Detaylı Yönerge ve Hedef Belirleme
Her işbirlikli öğrenme projesi için açık, anlaşılır ve detaylı yönergeler hazırlanmalıdır. Projenin genel hedefleri, beklenen çıktılar, kullanılacak kaynaklar ve teslim tarihleri net bir şekilde ifade edilmelidir. Öğrencilerin kafasında hiçbir soru işareti kalmamalıdır. Gerekirse, bir başlangıç toplantısı düzenlenerek tüm grup üyeleri bilgilendirilebilir.
Düzenli İzleme ve Geri Bildirim Mekanizmaları
Grupların ilerlemesi düzenli olarak takip edilmeli ve karşılaştıkları sorunlara anında müdahale edilmelidir. Öğretmenler veya kolaylaştırıcılar, periyodik check-in'ler yaparak gruplara rehberlik etmeli ve yapıcı geri bildirimler sunmalıdır. Bu, sorunların büyümesini engeller ve öğrencilerin doğru yolda kalmasını sağlar.
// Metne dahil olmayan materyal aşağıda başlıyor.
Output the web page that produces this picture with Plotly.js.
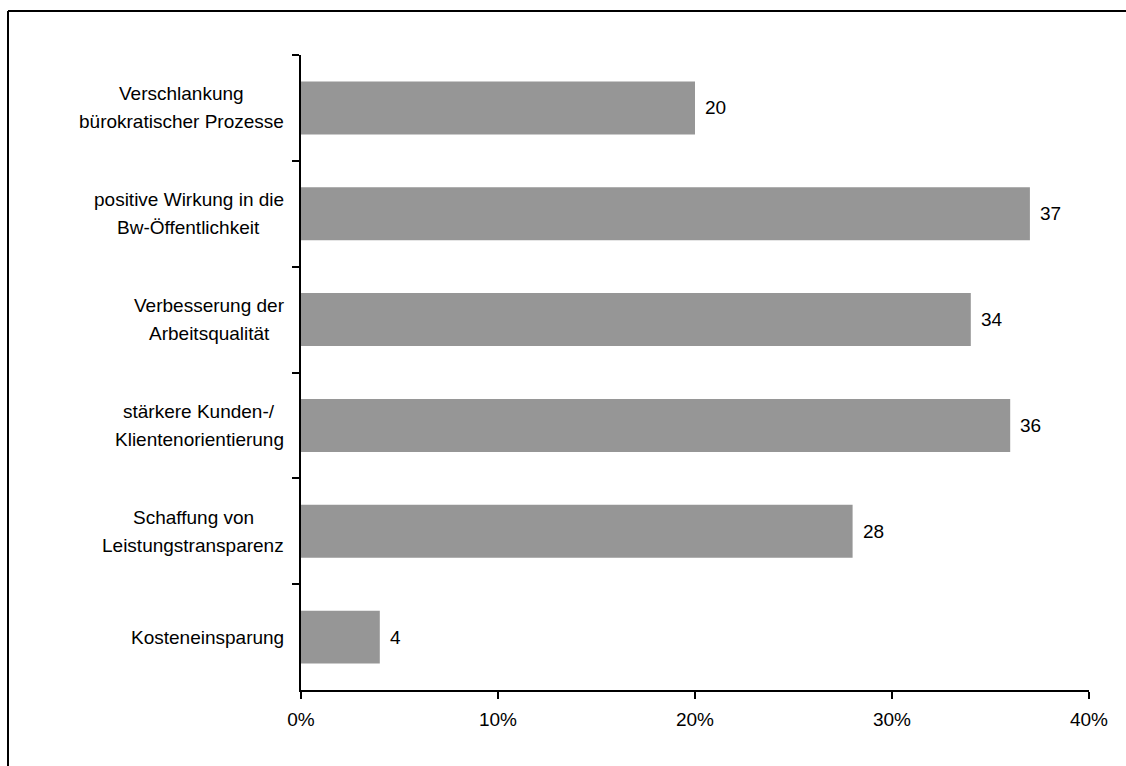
<!DOCTYPE html>
<html>
<head>
<meta charset="utf-8">
<script src="https://cdn.plot.ly/plotly-3.0.1.min.js"></script>
<style>
html,body{margin:0;padding:0;background:#fff;}
#chart{width:1126px;height:766px;}
</style>
</head>
<body>
<div id="chart"></div>
<script>
// Data (top to bottom as shown)
const categories = [
  "Verschlankung<br>bürokratischer Prozesse",
  "positive Wirkung in die<br>Bw-Öffentlichkeit",
  "Verbesserung der<br>Arbeitsqualität",
  "stärkere Kunden-/<br>Klientenorientierung",
  "Schaffung von<br>Leistungstransparenz",
  "Kosteneinsparung"
];
const values = [20, 37, 34, 36, 28, 4];
const xTickVals = [0, 10, 20, 30, 40];
const xTickText = ["0%", "10%", "20%", "30%", "40%"];

const FONT = "Liberation Sans, Arial, sans-serif";
const W = 1126, H = 766;
const margin = {l: 301, r: 37, t: 55, b: 76};
const pw = W - margin.l - margin.r, ph = H - margin.t - margin.b;
const px = x => (x - margin.l) / pw;
const py = y => (H - margin.b - y) / ph;
const LINE_H = 28;

const trace = {
  type: "bar",
  orientation: "h",
  y: categories,
  x: values,
  marker: {color: "#969696", line: {width: 0}},
  width: 0.5,
  hoverinfo: "skip"
};

const annotations = [];
categories.forEach((c, i) => {
  const lines = c.split("<br>");
  const n = lines.length;
  lines.forEach((ln, k) => {
    annotations.push({
      xref: "paper", yref: "y", x: px(284), y: c,
      xanchor: "center", yanchor: "middle", align: "center",
      xshift: 0,
      text: ln, showarrow: false,
      font: {family: FONT, size: 19, color: "#000"},
      yshift: ((n - 1) / 2 - k) * LINE_H
    });
  });
  annotations.push({
    xref: "x", yref: "y", x: values[i], y: c,
    xanchor: "left", yanchor: "middle", xshift: 8,
    text: String(values[i]), showarrow: false,
    font: {family: FONT, size: 19, color: "#000"}
  });
});

const labelAnn = annotations.filter(a => a.xref === "paper");

const layout = {
  width: W, height: H,
  margin: margin,
  paper_bgcolor: "#fff",
  plot_bgcolor: "#fff",
  showlegend: false,
  font: {family: FONT, size: 19, color: "#000"},
  xaxis: {
    range: [0, 40],
    tickvals: xTickVals,
    ticktext: xTickText,
    showgrid: false, zeroline: false,
    showline: true, linecolor: "#000", linewidth: 2,
    ticks: "outside", ticklen: 7, tickwidth: 2, tickcolor: "#000",
    ticklabelstandoff: 4,
    tickfont: {family: FONT, size: 19, color: "#000"},
    fixedrange: true
  },
  yaxis: {
    type: "category",
    autorange: "reversed",
    showticklabels: false,
    tickson: "boundaries",
    showgrid: false, zeroline: false,
    showline: true, linecolor: "#000", linewidth: 2,
    ticks: "outside", ticklen: 7, tickwidth: 2, tickcolor: "#000",
    fixedrange: true
  },
  annotations: annotations,
  shapes: [
    {type: "line", xref: "paper", yref: "paper", x0: px(8), x1: px(8), y0: py(11), y1: py(800), line: {color: "#000", width: 2}},
    {type: "line", xref: "paper", yref: "paper", x0: px(8), x1: px(1160), y0: py(11), y1: py(11), line: {color: "#000", width: 2}}
  ]
};

// Center each label block's lines on a common axis; block right edge at ~284px
const canvas = document.createElement("canvas");
const ctx = canvas.getContext("2d");
ctx.font = "19px 'Liberation Sans', Arial, sans-serif";
const groups = {};
labelAnn.forEach(a => { (groups[a.y] = groups[a.y] || []).push(a); });
Object.values(groups).forEach(g => {
  const maxW = Math.max(...g.map(a => ctx.measureText(a.text).width));
  g.forEach(a => { a.xshift = -maxW / 2; });
});

Plotly.newPlot("chart", [trace], layout, {displayModeBar: false, staticPlot: true});
</script>
</body>
</html>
Teknolojinin Destekleyici Gücü
Online işbirliği araçları (Google Docs, Microsoft Teams, Trello vb.) ve öğrenme yönetim sistemleri (LMS), grup üyelerinin farklı zaman ve mekanlarda bile verimli bir şekilde çalışmasına olanak tanır. Bu araçlar, görev takibi, doküman paylaşımı, iletişim ve proje yönetimi gibi konularda büyük kolaylıklar sunarak zaman yönetimi ve planlama güçlüklerini aşmaya yardımcı olur.
Sonuç
İşbirlikli öğrenme modeli, öğrencilere yalnızca akademik bilgi değil, aynı zamanda hayat boyu ihtiyaç duyacakları iletişim, problem çözme ve ekip çalışması gibi değerli beceriler kazandıran güçlü bir pedagojik yaklaşımdır. Her eğitim metodunda olduğu gibi, işbirlikli öğrenmenin de kendine özgü zorlukları vardır. Ancak, bu zorluklar aşılamaz değildir. Roller ve sorumlulukların netleştirilmesi, etkili iletişim becerilerinin kazandırılması, adil değerlendirme sistemlerinin kurulması ve teknolojinin akıllıca kullanılması gibi pratik çözüm önerileriyle, işbirlikli öğrenme deneyimi hem öğrenciler hem de eğitimciler için çok daha verimli ve tatmin edici hale getirilebilir. Unutmayalım ki, birlikte öğrenmek ve birlikte başarmak, bireysel başarıdan çok daha büyük bir potansiyel taşır.